Das sind andere Systeme. Dialektsysteme sind historisch gewachsen über hunderte, man kann fast sagen, tausende Jahre. Sie haben in den Dialekten unterschiedliche grammatische Strukturen. Das betrifft auf einer sehr einfachen Ebene die Wörter. Im Dialekt sind also für den einen die Beine gleichzeitig die Füße und für den anderen eben nicht.
So heißt es laut der Forscher zum Beispiel in Dessau: "Die Beene tun mir da weh.

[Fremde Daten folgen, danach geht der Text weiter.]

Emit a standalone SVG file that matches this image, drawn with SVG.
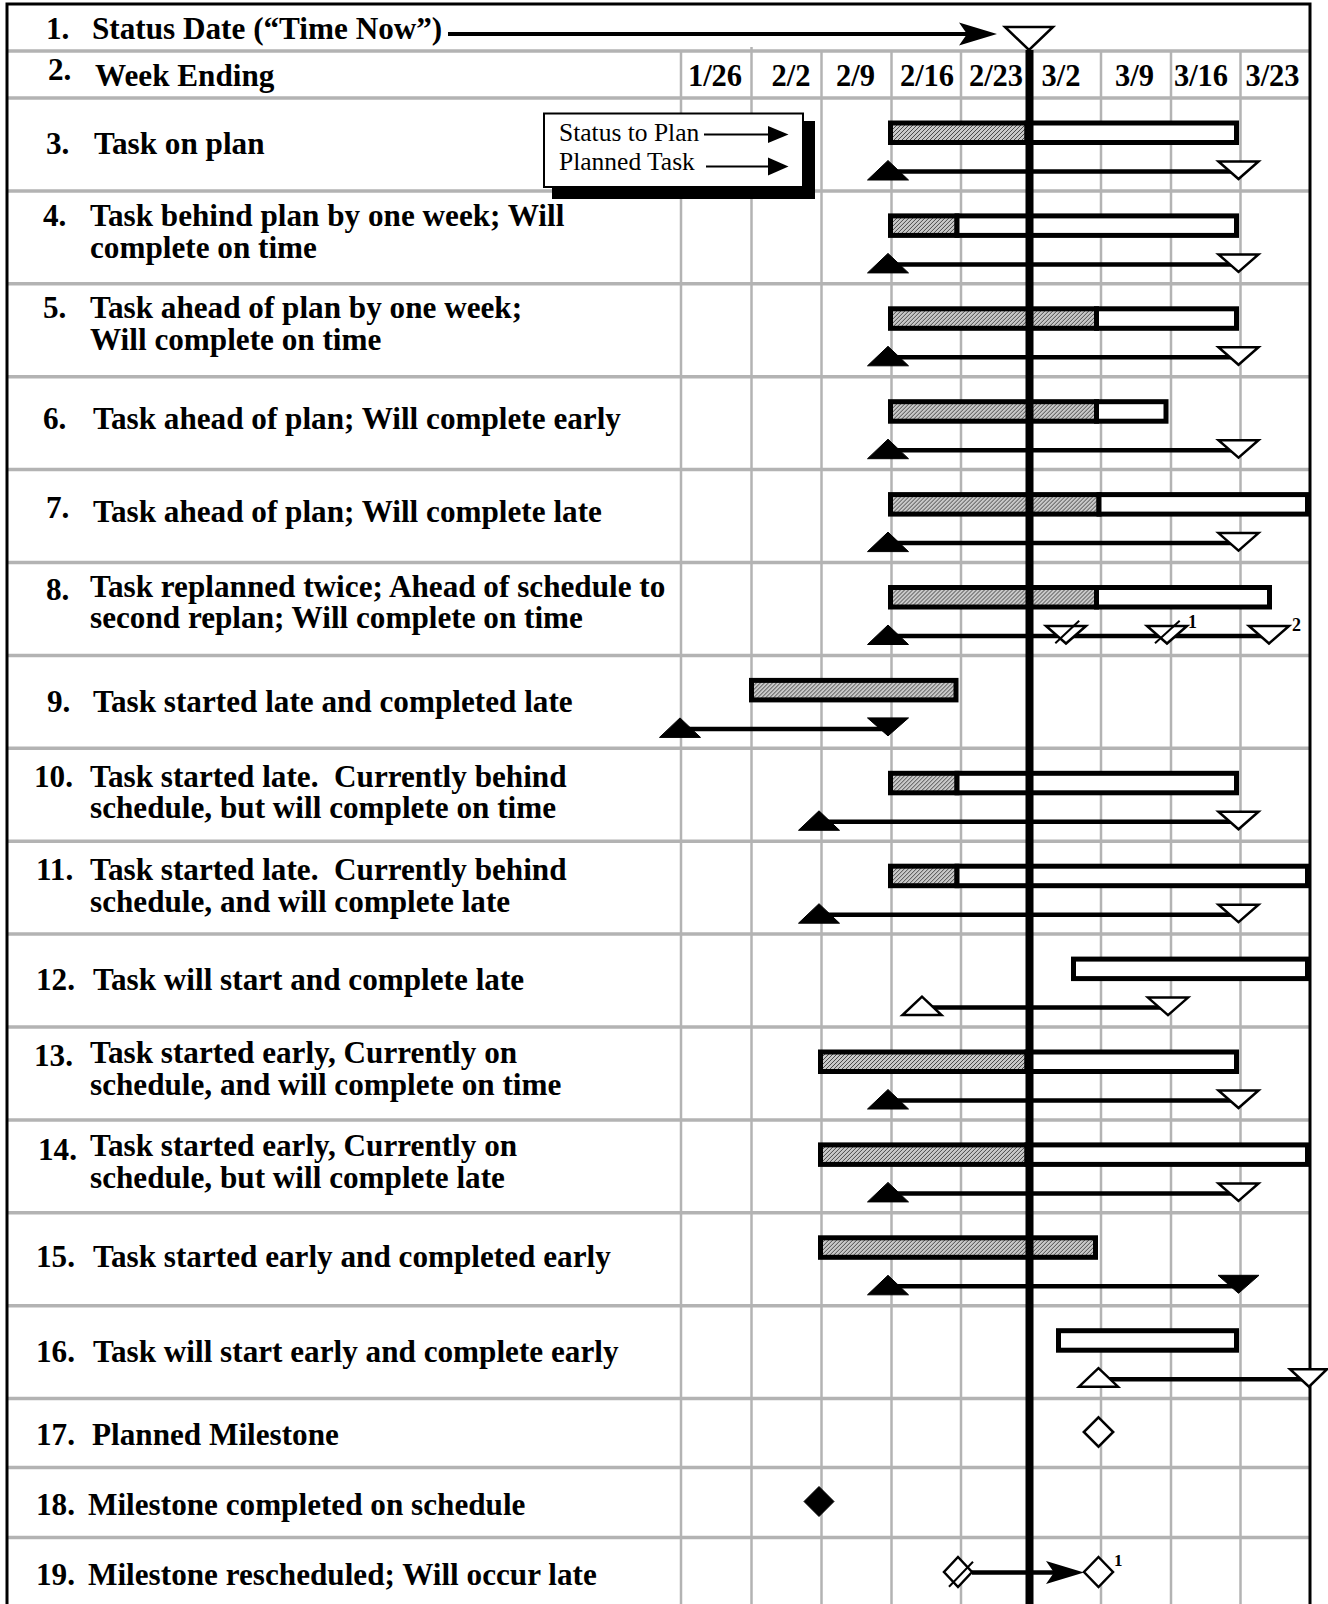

Ich globe, ich habe sie durchjelaufen." In Weißenfels klänge das eher so: "De Füße dun mir weh, de sin durchgelafn." In Eisleben dagegen noch anders: "Ich glabe ich habe mich die Füße durchjelafn." Und in Halberstadt: "Die Fäute tun mir sehr weh, ich glaube, ich habe sie durchjelaufn."
Sprachwissenschaftler der Stiftung Leucorea (Lutherstadt Wittenberg) sehen darin allerdings noch eine zu große Nähe zum Standarddeutsch. "Bei mundartnäherer Ausprägung wären andere Formen zu erwarten", schrieb uns Dr. Ulrich Wenner. Für Dessau, wo Dativ und Akkusativ bei Personalpronomen zusammenfallen, würde es also heißen: "'tun mich weh' und statt 'globe' wäre 'jlobe' zu erwarten". Und beim Beispiel Halberstadt wäre laut dem Wittenberger Forscher "statt 'mir' ein 'mick' oder 'meck' zu erwarten sowie statt 'ich' 'ik' und auch eher 'durchjeloofen' statt 'durchjelaufen'".
So hört man je nach Ort also noch deutlich, wo jemand herkommt. Doch je jünger die Sprechenden sind, um so schwerer wird das, sagt der Marburger Sprachwissenschaftler: Viele können nämlich immer mehr von starker regionaler Färbung einfach so in beinahe akzentfreies Standard wechseln.